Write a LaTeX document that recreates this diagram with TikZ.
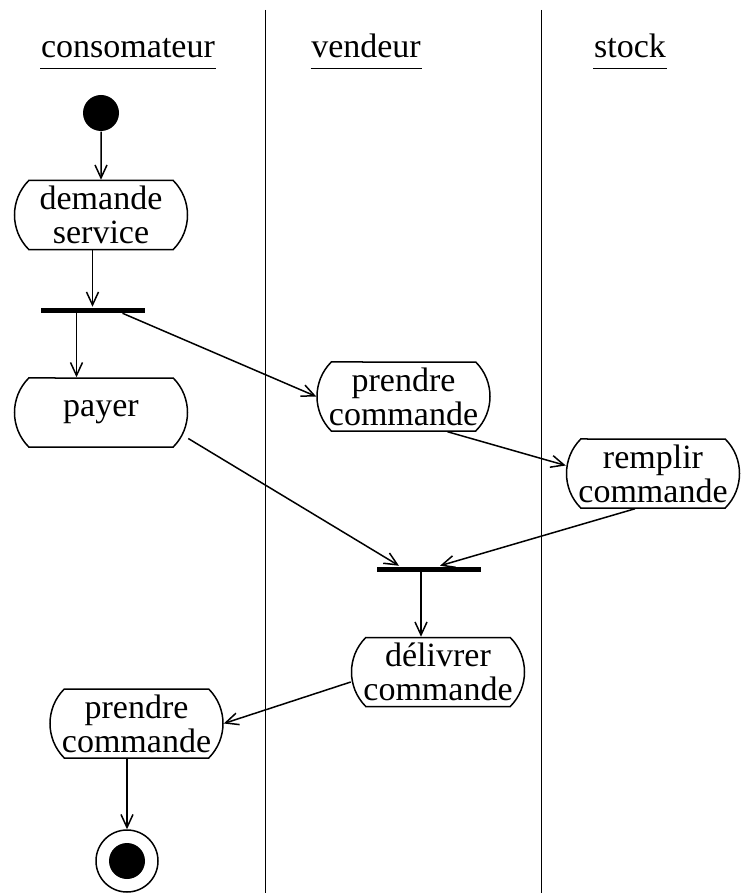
\documentclass[tikz,border=0pt]{standalone}
\usepackage{fontspec}
\setmainfont{Liberation Serif}
\usetikzlibrary{shapes.misc,arrows.meta}
\setlength{\lineskip}{2pt}
\begin{document}
\begin{tikzpicture}[x=1pt,y=-1pt,line width=1.5pt,
  >={Straight Barb[length=13pt,width=12pt]},
  every node/.style={font=\fontsize{34}{34}\selectfont},
  act/.style={draw,rounded rectangle,rounded rectangle arc length=90,
    minimum width=173pt,minimum height=69pt,inner xsep=0pt,inner ysep=0pt,align=center},
  lanehead/.style={inner sep=0pt,anchor=base},
  syncbar/.style={fill,minimum width=104pt,minimum height=5pt,inner sep=0pt},
  flow/.style={->}]
\useasboundingbox (0,0) rectangle (740,893);
\draw[line width=1pt] (265,10)--(265,893);
\draw[line width=1pt] (541,10)--(541,893);
\node[lanehead] (h1) at (128,58) {consomateur};
\node[lanehead] (h2) at (366,58) {vendeur};
\node[lanehead] (h3) at (630,58) {stock};
\foreach \h in {h1,h2,h3}
  \draw[line width=1pt] ([yshift=-11pt]\h.base west)--([yshift=-11pt]\h.base east);
\node[circle,fill,minimum size=36pt,inner sep=0pt] (start) at (101,113) {};
\node[act] (ds) at (101,215) {demande\\service};
\node[syncbar] (fork) at (92.5,310) {};
\node[act] (pay) at (101,412.5) {payer};
\node[act] (pc) at (403.5,396.5) {prendre\\commande};
\node[act] (rc) at (653,473.5) {remplir\\commande};
\node[syncbar] (join) at (429,569) {};
\node[act] (dc) at (438,672) {délivrer\\commande};
\node[act] (pc2) at (136.5,723.5) {prendre\\commande};
\node[circle,draw,minimum size=62pt,inner sep=0pt] (fin) at (127,861) {};
\fill (fin.center) circle (18pt);
\coordinate (fa) at ([xshift=-16pt]fork.south);
\coordinate (fb) at ([xshift=30pt]fork.south);
\coordinate (ja) at ([xshift=-8pt]join.south);
\draw[flow] (start)--(ds);
\draw[flow] (ds.south -| fork.north)--(fork.north);
\draw[flow] (fa)--(fa |- pay.north);
\draw[flow] (fb)--(pc.west);
\draw[flow] ([xshift=44pt]pc.south)--([yshift=8pt]rc.west);
\draw[flow] ([yshift=-26pt]pay.east)--([xshift=-30pt]join.north);
\draw[flow] ([xshift=-18pt]rc.south)--([xshift=11pt]join.north);
\draw[flow] (ja)--(ja |- dc.north);
\draw[flow] ([yshift=-10pt]dc.west)--(pc2.east);
\draw[flow] (fin.north |- pc2.south)--(fin);
\end{tikzpicture}
\end{document}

Problem to solve: Quote every line word for word and keep the images out of the copy.

Full solution:
Write a LaTeX document that recreates this diagram with TikZ.
\documentclass[tikz,border=0pt]{standalone}
\usepackage{fontspec}
\setmainfont{Liberation Serif}
\usetikzlibrary{shapes.misc,arrows.meta}
\setlength{\lineskip}{2pt}
\begin{document}
\begin{tikzpicture}[x=1pt,y=-1pt,line width=1.5pt,
  >={Straight Barb[length=13pt,width=12pt]},
  every node/.style={font=\fontsize{34}{34}\selectfont},
  act/.style={draw,rounded rectangle,rounded rectangle arc length=90,
    minimum width=173pt,minimum height=69pt,inner xsep=0pt,inner ysep=0pt,align=center},
  lanehead/.style={inner sep=0pt,anchor=base},
  syncbar/.style={fill,minimum width=104pt,minimum height=5pt,inner sep=0pt},
  flow/.style={->}]
\useasboundingbox (0,0) rectangle (740,893);
\draw[line width=1pt] (265,10)--(265,893);
\draw[line width=1pt] (541,10)--(541,893);
\node[lanehead] (h1) at (128,58) {consomateur};
\node[lanehead] (h2) at (366,58) {vendeur};
\node[lanehead] (h3) at (630,58) {stock};
\foreach \h in {h1,h2,h3}
  \draw[line width=1pt] ([yshift=-11pt]\h.base west)--([yshift=-11pt]\h.base east);
\node[circle,fill,minimum size=36pt,inner sep=0pt] (start) at (101,113) {};
\node[act] (ds) at (101,215) {demande\\service};
\node[syncbar] (fork) at (92.5,310) {};
\node[act] (pay) at (101,412.5) {payer};
\node[act] (pc) at (403.5,396.5) {prendre\\commande};
\node[act] (rc) at (653,473.5) {remplir\\commande};
\node[syncbar] (join) at (429,569) {};
\node[act] (dc) at (438,672) {délivrer\\commande};
\node[act] (pc2) at (136.5,723.5) {prendre\\commande};
\node[circle,draw,minimum size=62pt,inner sep=0pt] (fin) at (127,861) {};
\fill (fin.center) circle (18pt);
\coordinate (fa) at ([xshift=-16pt]fork.south);
\coordinate (fb) at ([xshift=30pt]fork.south);
\coordinate (ja) at ([xshift=-8pt]join.south);
\draw[flow] (start)--(ds);
\draw[flow] (ds.south -| fork.north)--(fork.north);
\draw[flow] (fa)--(fa |- pay.north);
\draw[flow] (fb)--(pc.west);
\draw[flow] ([xshift=44pt]pc.south)--([yshift=8pt]rc.west);
\draw[flow] ([yshift=-26pt]pay.east)--([xshift=-30pt]join.north);
\draw[flow] ([xshift=-18pt]rc.south)--([xshift=11pt]join.north);
\draw[flow] (ja)--(ja |- dc.north);
\draw[flow] ([yshift=-10pt]dc.west)--(pc2.east);
\draw[flow] (fin.north |- pc2.south)--(fin);
\end{tikzpicture}
\end{document}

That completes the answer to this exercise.